(WRITTEN EXERCISE)
Pictures do not belong in your copy. Repeat all the other data exactly.

==*==

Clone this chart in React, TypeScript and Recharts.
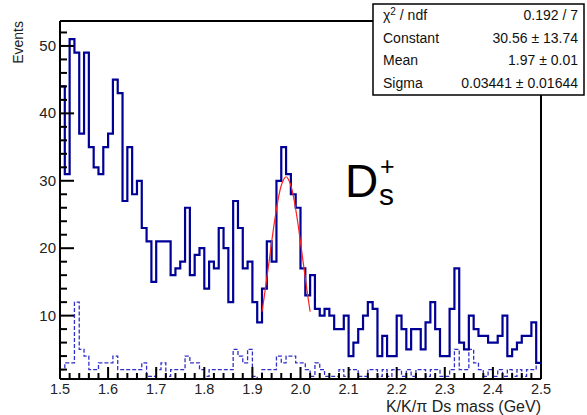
import React from 'react';
import { ComposedChart, Line, XAxis, YAxis, ReferenceLine } from 'recharts';

// ---- data ----
const binLow = 1.5;
const binWidth = 0.01;
const massHigh = 2.5;

const mainCounts = [
  44, 31, 51, 49, 37, 49, 35, 32, 31, 35,
  37, 45, 43, 27, 35, 28, 30, 23, 21, 15,
  21, 21, 21, 16, 17, 18, 26, 16, 19, 20,
  14, 18, 17, 23, 20, 12, 27, 23, 17, 18,
  12, 9, 14, 21, 18, 30, 35, 31, 28, 26,
  17, 13, 16, 11, 10, 11, 10, 8, 8, 10,
  4, 6, 8, 10, 12, 11, 4, 7, 4, 4,
  10, 8, 5, 8, 8, 5, 9, 12, 8, 4,
  4, 11, 17, 6, 5, 10, 8, 7, 7, 6,
  6, 7, 10, 4, 5, 6, 7, 7, 9, 3,
];

const sidebandCounts = [
  2, 3, 3, 12, 5, 4, 2, 2, 3, 3,
  3, 4, 2, 2, 2, 2, 2, 3, 1, 1,
  2, 3, 1, 2, 2, 2, 4, 3, 3, 2,
  1, 2, 2, 2, 2, 2, 5, 4, 3, 5,
  1, 0, 2, 2, 2, 4, 3, 4, 4, 3,
  3, 2, 1, 3, 2, 1, 1, 1, 2, 1,
  2, 2, 1, 1, 2, 2, 1, 2, 1, 2,
  2, 1, 2, 1, 2, 2, 1, 2, 2, 1,
  1, 2, 5, 2, 2, 5, 3, 2, 1, 2,
  1, 2, 1, 2, 1, 2, 1, 2, 2, 3,
];

const fitMass = [
  1.92, 1.925, 1.93, 1.935, 1.94, 1.945, 1.95, 1.955, 1.96, 1.965, 1.97,
  1.975, 1.98, 1.985, 1.99, 1.995, 2.0, 2.005, 2.01, 2.015, 2.02,
];
const fitValues = [
  10.6, 13.0, 15.6, 18.2, 20.9, 23.5, 25.8, 27.8, 29.3, 30.2, 30.6,
  30.2, 29.3, 27.8, 25.8, 23.5, 20.9, 18.2, 15.6, 13.0, 10.6,
];

const yDomain: [number, number] = [0.6, 53.7];
const yTickValues = [2, 4, 6, 8, 10, 12, 14, 16, 18, 20, 22, 24, 26, 28, 30, 32, 34, 36, 38, 40, 42, 44, 46, 48, 50, 52];
const xTickValues = Array.from({ length: 51 }, (_, i) => +(1.5 + i * 0.02).toFixed(2));

const statsLabels = ['χ2 / ndf', 'Constant', 'Mean', 'Sigma'];
const statsValues = ['0.192 / 7', '30.56 ± 13.74', '1.97 ± 0.01', '0.03441 ± 0.01644'];

const xTitle = 'K/K/π Ds mass (GeV)';
const yTitle = 'Events';

// ---- derived tables ----
const toHist = (counts: number[]) => {
  const rows = counts.map((v, i) => ({ x: +(binLow + i * binWidth).toFixed(2), y: v }));
  rows.push({ x: massHigh, y: counts[counts.length - 1] });
  return rows;
};
const mainData = toHist(mainCounts);
const sideData = toHist(sidebandCounts);
const fitData = fitMass.map((m, i) => ({ x: m, y: fitValues[i] }));

const FONT = '"Liberation Sans", Arial, Helvetica, sans-serif';

const XTick = (props: any) => {
  const { x, y, payload } = props;
  const v = payload.value as number;
  const major = Math.round(v * 100) % 10 === 0;
  return (
    <g>
      <line x1={x} x2={x} y1={y} y2={y - (major ? 12 : 6)} stroke="#000" strokeWidth={2} />
      {major && (
        <text x={x} y={y + 15} textAnchor="middle" fontFamily={FONT} fontSize={14.5} fill="#222">
          {v.toFixed(1)}
        </text>
      )}
    </g>
  );
};

const YTick = (props: any) => {
  const { x, y, payload } = props;
  const v = payload.value as number;
  const major = v % 10 === 0;
  return (
    <g>
      <line x1={x} x2={x + (major ? 14 : 7)} y1={y} y2={y} stroke="#000" strokeWidth={2} />
      {major && (
        <text x={x - 4} y={y + 5} textAnchor="end" fontFamily={FONT} fontSize={15} fill="#222">
          {v}
        </text>
      )}
    </g>
  );
};

export default function App() {
  return (
    <div style={{ position: 'absolute', left: 0, top: 0, width: 587, height: 415, background: '#fff' }}>
      <ComposedChart
        width={587}
        height={415}
        margin={{ top: 21, right: 46, bottom: 0, left: 0 }}
        style={{ background: '#fff' }}
      >
        <XAxis
          dataKey="x"
          type="number"
          domain={[binLow, massHigh]}
          allowDataOverflow
          ticks={xTickValues}
          interval={0}
          tickSize={0}
          tickMargin={0}
          tickLine={false}
          tick={XTick}
          axisLine={{ stroke: '#000', strokeWidth: 2 }}
          height={36}
        />
        <YAxis
          type="number"
          domain={yDomain}
          allowDataOverflow
          ticks={yTickValues}
          interval={0}
          tickSize={0}
          tickMargin={0}
          tickLine={false}
          tick={YTick}
          axisLine={{ stroke: '#000', strokeWidth: 2 }}
          width={60}
        />
        <ReferenceLine y={yDomain[1]} stroke="#000" strokeWidth={2} ifOverflow="visible" />
        <ReferenceLine x={massHigh} stroke="#000" strokeWidth={2} ifOverflow="visible" />
        <Line
          data={sideData}
          dataKey="y"
          type="stepAfter"
          stroke="#3030c8"
          strokeWidth={1.3}
          strokeDasharray="4 2"
          dot={false}
          isAnimationActive={false}
        />
        <Line
          data={mainData}
          dataKey="y"
          type="stepAfter"
          stroke="#000096"
          strokeWidth={2.2}
          dot={false}
          isAnimationActive={false}
        />
        <Line
          data={fitData}
          dataKey="y"
          type="monotone"
          stroke="#ff2020"
          strokeWidth={1.2}
          dot={false}
          isAnimationActive={false}
        />
      </ComposedChart>
      <svg
        width={587}
        height={415}
        style={{ position: 'absolute', left: 0, top: 0, pointerEvents: 'none' }}
      >
        <text
          transform="translate(23,21) rotate(-90)"
          textAnchor="end"
          fontFamily={FONT}
          fontSize={14}
          fill="#222"
        >
          {yTitle}
        </text>
        <text x={541} y={412} textAnchor="end" fontFamily={FONT} fontSize={16} fill="#222">
          {xTitle}
        </text>
        <text x={345} y={197} fontFamily={FONT} fontSize={46} fill="#000">D</text>
        <text x={380} y={175} fontFamily={FONT} fontSize={25} fill="#000">+</text>
        <text x={379} y={205} fontFamily={FONT} fontSize={30} fill="#000">s</text>
        <rect x={373} y={4} width={211} height={91} fill="#fff" stroke="#000" strokeWidth={1.5} />
        {statsLabels.map((lab, i) => (
          <g key={lab}>
            <text x={383} y={20 + i * 22.7} fontFamily={FONT} fontSize={14} fill="#111">
              {i === 0 ? (
                <>
                  χ<tspan dy={-5} fontSize={10}>2</tspan>
                  <tspan dy={5}> / ndf</tspan>
                </>
              ) : (
                lab
              )}
            </text>
            <text x={578} y={20 + i * 22.7} textAnchor="end" fontFamily={FONT} fontSize={14} fill="#111">
              {statsValues[i]}
            </text>
          </g>
        ))}
      </svg>
    </div>
  );
}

==*==

(RESPONSE)
Clone this chart in React, TypeScript and Recharts.
import React from 'react';
import { ComposedChart, Line, XAxis, YAxis, ReferenceLine } from 'recharts';

// ---- data ----
const binLow = 1.5;
const binWidth = 0.01;
const massHigh = 2.5;

const mainCounts = [
  44, 31, 51, 49, 37, 49, 35, 32, 31, 35,
  37, 45, 43, 27, 35, 28, 30, 23, 21, 15,
  21, 21, 21, 16, 17, 18, 26, 16, 19, 20,
  14, 18, 17, 23, 20, 12, 27, 23, 17, 18,
  12, 9, 14, 21, 18, 30, 35, 31, 28, 26,
  17, 13, 16, 11, 10, 11, 10, 8, 8, 10,
  4, 6, 8, 10, 12, 11, 4, 7, 4, 4,
  10, 8, 5, 8, 8, 5, 9, 12, 8, 4,
  4, 11, 17, 6, 5, 10, 8, 7, 7, 6,
  6, 7, 10, 4, 5, 6, 7, 7, 9, 3,
];

const sidebandCounts = [
  2, 3, 3, 12, 5, 4, 2, 2, 3, 3,
  3, 4, 2, 2, 2, 2, 2, 3, 1, 1,
  2, 3, 1, 2, 2, 2, 4, 3, 3, 2,
  1, 2, 2, 2, 2, 2, 5, 4, 3, 5,
  1, 0, 2, 2, 2, 4, 3, 4, 4, 3,
  3, 2, 1, 3, 2, 1, 1, 1, 2, 1,
  2, 2, 1, 1, 2, 2, 1, 2, 1, 2,
  2, 1, 2, 1, 2, 2, 1, 2, 2, 1,
  1, 2, 5, 2, 2, 5, 3, 2, 1, 2,
  1, 2, 1, 2, 1, 2, 1, 2, 2, 3,
];

const fitMass = [
  1.92, 1.925, 1.93, 1.935, 1.94, 1.945, 1.95, 1.955, 1.96, 1.965, 1.97,
  1.975, 1.98, 1.985, 1.99, 1.995, 2.0, 2.005, 2.01, 2.015, 2.02,
];
const fitValues = [
  10.6, 13.0, 15.6, 18.2, 20.9, 23.5, 25.8, 27.8, 29.3, 30.2, 30.6,
  30.2, 29.3, 27.8, 25.8, 23.5, 20.9, 18.2, 15.6, 13.0, 10.6,
];

const yDomain: [number, number] = [0.6, 53.7];
const yTickValues = [2, 4, 6, 8, 10, 12, 14, 16, 18, 20, 22, 24, 26, 28, 30, 32, 34, 36, 38, 40, 42, 44, 46, 48, 50, 52];
const xTickValues = Array.from({ length: 51 }, (_, i) => +(1.5 + i * 0.02).toFixed(2));

const statsLabels = ['χ2 / ndf', 'Constant', 'Mean', 'Sigma'];
const statsValues = ['0.192 / 7', '30.56 ± 13.74', '1.97 ± 0.01', '0.03441 ± 0.01644'];

const xTitle = 'K/K/π Ds mass (GeV)';
const yTitle = 'Events';

// ---- derived tables ----
const toHist = (counts: number[]) => {
  const rows = counts.map((v, i) => ({ x: +(binLow + i * binWidth).toFixed(2), y: v }));
  rows.push({ x: massHigh, y: counts[counts.length - 1] });
  return rows;
};
const mainData = toHist(mainCounts);
const sideData = toHist(sidebandCounts);
const fitData = fitMass.map((m, i) => ({ x: m, y: fitValues[i] }));

const FONT = '"Liberation Sans", Arial, Helvetica, sans-serif';

const XTick = (props: any) => {
  const { x, y, payload } = props;
  const v = payload.value as number;
  const major = Math.round(v * 100) % 10 === 0;
  return (
    <g>
      <line x1={x} x2={x} y1={y} y2={y - (major ? 12 : 6)} stroke="#000" strokeWidth={2} />
      {major && (
        <text x={x} y={y + 15} textAnchor="middle" fontFamily={FONT} fontSize={14.5} fill="#222">
          {v.toFixed(1)}
        </text>
      )}
    </g>
  );
};

const YTick = (props: any) => {
  const { x, y, payload } = props;
  const v = payload.value as number;
  const major = v % 10 === 0;
  return (
    <g>
      <line x1={x} x2={x + (major ? 14 : 7)} y1={y} y2={y} stroke="#000" strokeWidth={2} />
      {major && (
        <text x={x - 4} y={y + 5} textAnchor="end" fontFamily={FONT} fontSize={15} fill="#222">
          {v}
        </text>
      )}
    </g>
  );
};

export default function App() {
  return (
    <div style={{ position: 'absolute', left: 0, top: 0, width: 587, height: 415, background: '#fff' }}>
      <ComposedChart
        width={587}
        height={415}
        margin={{ top: 21, right: 46, bottom: 0, left: 0 }}
        style={{ background: '#fff' }}
      >
        <XAxis
          dataKey="x"
          type="number"
          domain={[binLow, massHigh]}
          allowDataOverflow
          ticks={xTickValues}
          interval={0}
          tickSize={0}
          tickMargin={0}
          tickLine={false}
          tick={XTick}
          axisLine={{ stroke: '#000', strokeWidth: 2 }}
          height={36}
        />
        <YAxis
          type="number"
          domain={yDomain}
          allowDataOverflow
          ticks={yTickValues}
          interval={0}
          tickSize={0}
          tickMargin={0}
          tickLine={false}
          tick={YTick}
          axisLine={{ stroke: '#000', strokeWidth: 2 }}
          width={60}
        />
        <ReferenceLine y={yDomain[1]} stroke="#000" strokeWidth={2} ifOverflow="visible" />
        <ReferenceLine x={massHigh} stroke="#000" strokeWidth={2} ifOverflow="visible" />
        <Line
          data={sideData}
          dataKey="y"
          type="stepAfter"
          stroke="#3030c8"
          strokeWidth={1.3}
          strokeDasharray="4 2"
          dot={false}
          isAnimationActive={false}
        />
        <Line
          data={mainData}
          dataKey="y"
          type="stepAfter"
          stroke="#000096"
          strokeWidth={2.2}
          dot={false}
          isAnimationActive={false}
        />
        <Line
          data={fitData}
          dataKey="y"
          type="monotone"
          stroke="#ff2020"
          strokeWidth={1.2}
          dot={false}
          isAnimationActive={false}
        />
      </ComposedChart>
      <svg
        width={587}
        height={415}
        style={{ position: 'absolute', left: 0, top: 0, pointerEvents: 'none' }}
      >
        <text
          transform="translate(23,21) rotate(-90)"
          textAnchor="end"
          fontFamily={FONT}
          fontSize={14}
          fill="#222"
        >
          {yTitle}
        </text>
        <text x={541} y={412} textAnchor="end" fontFamily={FONT} fontSize={16} fill="#222">
          {xTitle}
        </text>
        <text x={345} y={197} fontFamily={FONT} fontSize={46} fill="#000">D</text>
        <text x={380} y={175} fontFamily={FONT} fontSize={25} fill="#000">+</text>
        <text x={379} y={205} fontFamily={FONT} fontSize={30} fill="#000">s</text>
        <rect x={373} y={4} width={211} height={91} fill="#fff" stroke="#000" strokeWidth={1.5} />
        {statsLabels.map((lab, i) => (
          <g key={lab}>
            <text x={383} y={20 + i * 22.7} fontFamily={FONT} fontSize={14} fill="#111">
              {i === 0 ? (
                <>
                  χ<tspan dy={-5} fontSize={10}>2</tspan>
                  <tspan dy={5}> / ndf</tspan>
                </>
              ) : (
                lab
              )}
            </text>
            <text x={578} y={20 + i * 22.7} textAnchor="end" fontFamily={FONT} fontSize={14} fill="#111">
              {statsValues[i]}
            </text>
          </g>
        ))}
      </svg>
    </div>
  );
}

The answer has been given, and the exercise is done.